GIVEN TASK >> From the entries that follow, pick out all lines holding "React".

INFORMATION SUPPLIED >>
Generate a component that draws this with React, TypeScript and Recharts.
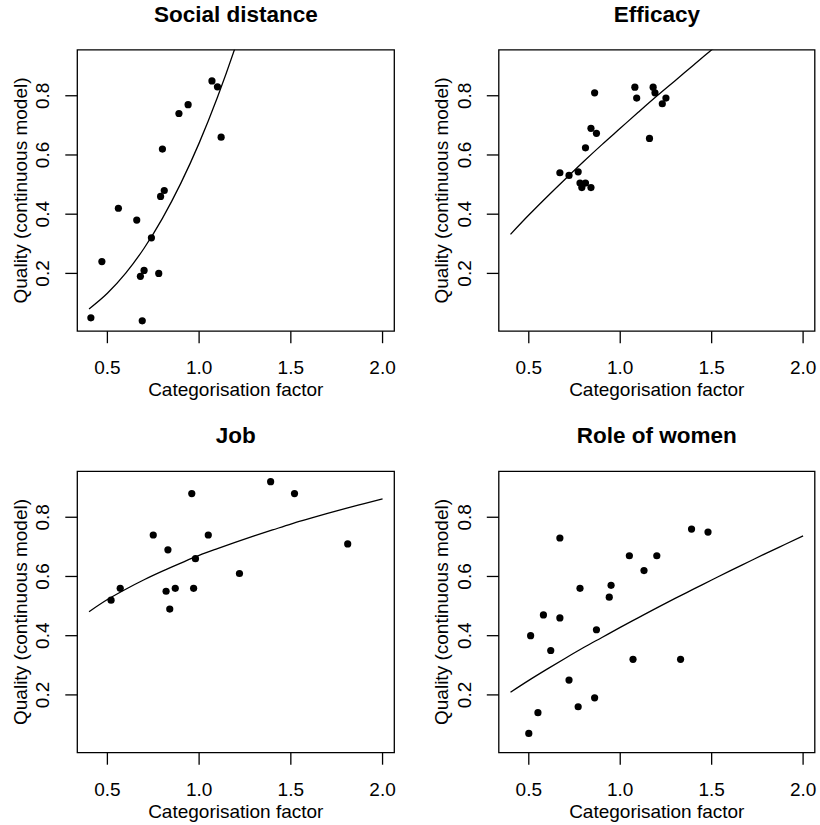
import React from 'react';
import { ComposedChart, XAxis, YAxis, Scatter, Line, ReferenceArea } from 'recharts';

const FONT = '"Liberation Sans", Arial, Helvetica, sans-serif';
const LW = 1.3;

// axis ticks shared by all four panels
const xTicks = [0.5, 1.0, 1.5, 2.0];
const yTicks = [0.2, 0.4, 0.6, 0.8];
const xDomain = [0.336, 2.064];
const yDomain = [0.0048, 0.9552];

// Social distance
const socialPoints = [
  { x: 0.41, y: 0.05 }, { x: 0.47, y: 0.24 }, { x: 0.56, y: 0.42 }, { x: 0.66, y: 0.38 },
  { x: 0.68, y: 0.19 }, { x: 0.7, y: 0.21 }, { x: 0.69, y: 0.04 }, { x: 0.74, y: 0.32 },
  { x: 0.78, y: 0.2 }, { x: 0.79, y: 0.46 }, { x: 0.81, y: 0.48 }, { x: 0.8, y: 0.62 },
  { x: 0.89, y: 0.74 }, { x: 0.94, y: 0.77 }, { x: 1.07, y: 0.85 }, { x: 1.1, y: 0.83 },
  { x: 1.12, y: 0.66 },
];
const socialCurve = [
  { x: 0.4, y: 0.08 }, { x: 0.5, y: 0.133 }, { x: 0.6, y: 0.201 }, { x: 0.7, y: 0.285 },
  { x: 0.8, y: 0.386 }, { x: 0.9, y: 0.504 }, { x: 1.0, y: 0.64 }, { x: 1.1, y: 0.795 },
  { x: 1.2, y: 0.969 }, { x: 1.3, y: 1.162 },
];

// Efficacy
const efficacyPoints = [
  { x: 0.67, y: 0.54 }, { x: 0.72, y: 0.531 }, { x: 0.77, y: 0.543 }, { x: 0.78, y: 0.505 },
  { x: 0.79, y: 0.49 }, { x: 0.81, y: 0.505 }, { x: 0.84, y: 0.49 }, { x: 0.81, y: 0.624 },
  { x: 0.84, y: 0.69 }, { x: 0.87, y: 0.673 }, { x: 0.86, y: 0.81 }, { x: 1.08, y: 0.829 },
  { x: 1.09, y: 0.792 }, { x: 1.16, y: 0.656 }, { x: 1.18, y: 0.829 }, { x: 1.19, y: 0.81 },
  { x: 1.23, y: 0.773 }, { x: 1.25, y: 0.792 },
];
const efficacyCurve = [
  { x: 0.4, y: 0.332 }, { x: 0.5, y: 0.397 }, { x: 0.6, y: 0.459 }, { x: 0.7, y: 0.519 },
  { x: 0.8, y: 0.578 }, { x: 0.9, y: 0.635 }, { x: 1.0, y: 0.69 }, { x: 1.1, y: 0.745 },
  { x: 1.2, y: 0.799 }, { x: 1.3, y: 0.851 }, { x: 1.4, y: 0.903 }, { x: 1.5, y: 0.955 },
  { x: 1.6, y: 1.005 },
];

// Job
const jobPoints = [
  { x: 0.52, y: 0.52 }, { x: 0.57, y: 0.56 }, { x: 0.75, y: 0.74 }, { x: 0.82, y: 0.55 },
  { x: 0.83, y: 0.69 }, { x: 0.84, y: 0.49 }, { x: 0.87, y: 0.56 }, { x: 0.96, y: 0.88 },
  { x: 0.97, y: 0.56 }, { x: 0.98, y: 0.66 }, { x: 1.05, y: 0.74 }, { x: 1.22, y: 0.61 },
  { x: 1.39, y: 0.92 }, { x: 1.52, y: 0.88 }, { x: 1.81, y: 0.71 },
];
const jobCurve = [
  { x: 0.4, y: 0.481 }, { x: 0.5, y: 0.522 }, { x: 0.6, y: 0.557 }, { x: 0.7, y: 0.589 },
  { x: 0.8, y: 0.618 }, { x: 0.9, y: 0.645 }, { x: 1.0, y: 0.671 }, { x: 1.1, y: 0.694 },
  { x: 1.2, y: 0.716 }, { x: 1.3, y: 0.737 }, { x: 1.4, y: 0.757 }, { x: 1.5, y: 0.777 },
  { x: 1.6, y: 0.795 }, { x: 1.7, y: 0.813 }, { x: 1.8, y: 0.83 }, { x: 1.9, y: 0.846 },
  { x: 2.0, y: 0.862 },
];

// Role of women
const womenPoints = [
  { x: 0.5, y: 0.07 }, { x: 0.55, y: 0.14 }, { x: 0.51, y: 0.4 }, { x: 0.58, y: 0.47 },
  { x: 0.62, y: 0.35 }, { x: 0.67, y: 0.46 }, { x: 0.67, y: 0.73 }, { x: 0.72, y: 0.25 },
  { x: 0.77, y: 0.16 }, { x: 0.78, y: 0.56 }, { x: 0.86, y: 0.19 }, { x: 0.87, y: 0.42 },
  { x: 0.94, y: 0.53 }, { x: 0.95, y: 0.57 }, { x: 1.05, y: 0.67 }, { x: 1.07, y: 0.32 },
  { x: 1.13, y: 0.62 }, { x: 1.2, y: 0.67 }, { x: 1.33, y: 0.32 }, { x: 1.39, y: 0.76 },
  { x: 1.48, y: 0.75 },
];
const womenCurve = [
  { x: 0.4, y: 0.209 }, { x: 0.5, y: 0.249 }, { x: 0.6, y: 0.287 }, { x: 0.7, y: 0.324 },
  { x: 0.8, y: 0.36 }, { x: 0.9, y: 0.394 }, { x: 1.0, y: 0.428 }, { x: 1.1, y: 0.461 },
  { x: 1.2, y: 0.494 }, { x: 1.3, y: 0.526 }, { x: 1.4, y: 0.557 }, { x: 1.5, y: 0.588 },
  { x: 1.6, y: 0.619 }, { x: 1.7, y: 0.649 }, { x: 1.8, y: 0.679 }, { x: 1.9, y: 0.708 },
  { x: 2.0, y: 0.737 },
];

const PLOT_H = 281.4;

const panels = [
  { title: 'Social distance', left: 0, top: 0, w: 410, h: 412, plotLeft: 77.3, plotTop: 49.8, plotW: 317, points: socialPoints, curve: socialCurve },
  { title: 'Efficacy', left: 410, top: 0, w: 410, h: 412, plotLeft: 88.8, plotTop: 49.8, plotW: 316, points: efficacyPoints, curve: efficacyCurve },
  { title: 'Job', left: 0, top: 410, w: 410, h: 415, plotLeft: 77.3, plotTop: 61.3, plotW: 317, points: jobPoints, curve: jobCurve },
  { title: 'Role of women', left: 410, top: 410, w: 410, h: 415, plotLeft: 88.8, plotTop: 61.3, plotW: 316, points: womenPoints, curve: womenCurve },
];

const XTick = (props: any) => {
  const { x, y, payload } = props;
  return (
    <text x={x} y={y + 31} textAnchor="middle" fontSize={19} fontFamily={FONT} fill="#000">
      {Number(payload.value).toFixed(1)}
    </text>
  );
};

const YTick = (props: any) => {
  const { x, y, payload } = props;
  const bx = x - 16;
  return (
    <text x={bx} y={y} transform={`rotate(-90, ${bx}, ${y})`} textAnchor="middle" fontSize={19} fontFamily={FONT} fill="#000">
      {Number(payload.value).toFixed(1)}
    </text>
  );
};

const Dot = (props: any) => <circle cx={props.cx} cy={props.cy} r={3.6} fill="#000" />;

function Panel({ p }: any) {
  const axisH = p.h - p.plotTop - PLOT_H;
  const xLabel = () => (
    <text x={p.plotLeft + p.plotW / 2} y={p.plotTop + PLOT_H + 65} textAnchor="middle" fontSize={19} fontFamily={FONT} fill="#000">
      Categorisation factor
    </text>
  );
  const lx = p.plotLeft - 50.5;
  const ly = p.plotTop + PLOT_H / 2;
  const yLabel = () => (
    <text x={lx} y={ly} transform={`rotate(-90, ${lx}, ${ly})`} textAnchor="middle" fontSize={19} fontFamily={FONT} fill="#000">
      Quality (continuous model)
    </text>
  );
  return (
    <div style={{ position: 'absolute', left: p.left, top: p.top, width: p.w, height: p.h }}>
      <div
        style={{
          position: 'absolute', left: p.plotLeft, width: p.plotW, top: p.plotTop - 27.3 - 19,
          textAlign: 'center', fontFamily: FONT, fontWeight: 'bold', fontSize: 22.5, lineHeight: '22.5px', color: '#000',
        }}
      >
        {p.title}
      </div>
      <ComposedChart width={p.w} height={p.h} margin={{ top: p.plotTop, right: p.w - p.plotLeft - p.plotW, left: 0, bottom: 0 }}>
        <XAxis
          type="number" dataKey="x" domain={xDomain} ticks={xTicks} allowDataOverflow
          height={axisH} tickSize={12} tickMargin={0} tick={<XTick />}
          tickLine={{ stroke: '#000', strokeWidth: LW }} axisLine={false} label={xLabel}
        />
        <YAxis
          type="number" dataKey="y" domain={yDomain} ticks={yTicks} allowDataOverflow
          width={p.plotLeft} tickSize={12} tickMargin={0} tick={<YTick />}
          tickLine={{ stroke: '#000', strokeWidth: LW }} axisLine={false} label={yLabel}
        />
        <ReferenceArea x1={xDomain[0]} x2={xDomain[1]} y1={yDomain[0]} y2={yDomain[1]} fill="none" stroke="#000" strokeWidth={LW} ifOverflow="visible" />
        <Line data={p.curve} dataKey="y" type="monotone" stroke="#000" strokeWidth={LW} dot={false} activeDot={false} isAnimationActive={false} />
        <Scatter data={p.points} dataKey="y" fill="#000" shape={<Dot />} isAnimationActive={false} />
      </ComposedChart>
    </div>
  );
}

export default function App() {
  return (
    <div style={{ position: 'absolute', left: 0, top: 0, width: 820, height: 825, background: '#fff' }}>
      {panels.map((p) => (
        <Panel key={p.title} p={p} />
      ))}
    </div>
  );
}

==

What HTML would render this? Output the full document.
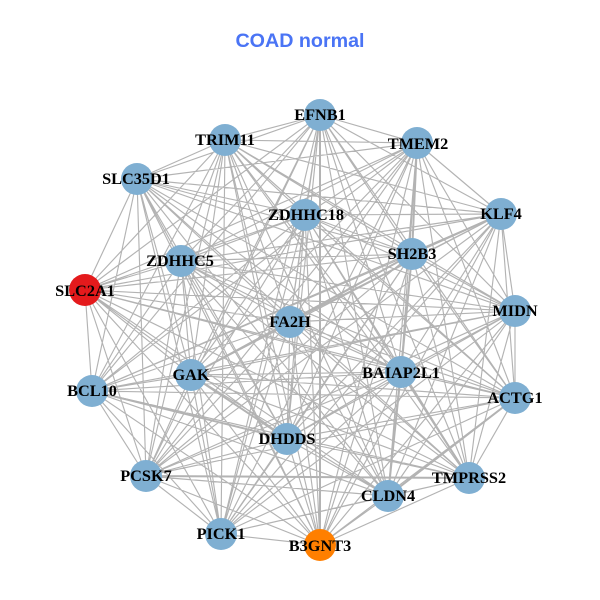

RESULT OF THE TASK >>
Generate a component that draws this with React, TypeScript and Recharts.
import React from 'react';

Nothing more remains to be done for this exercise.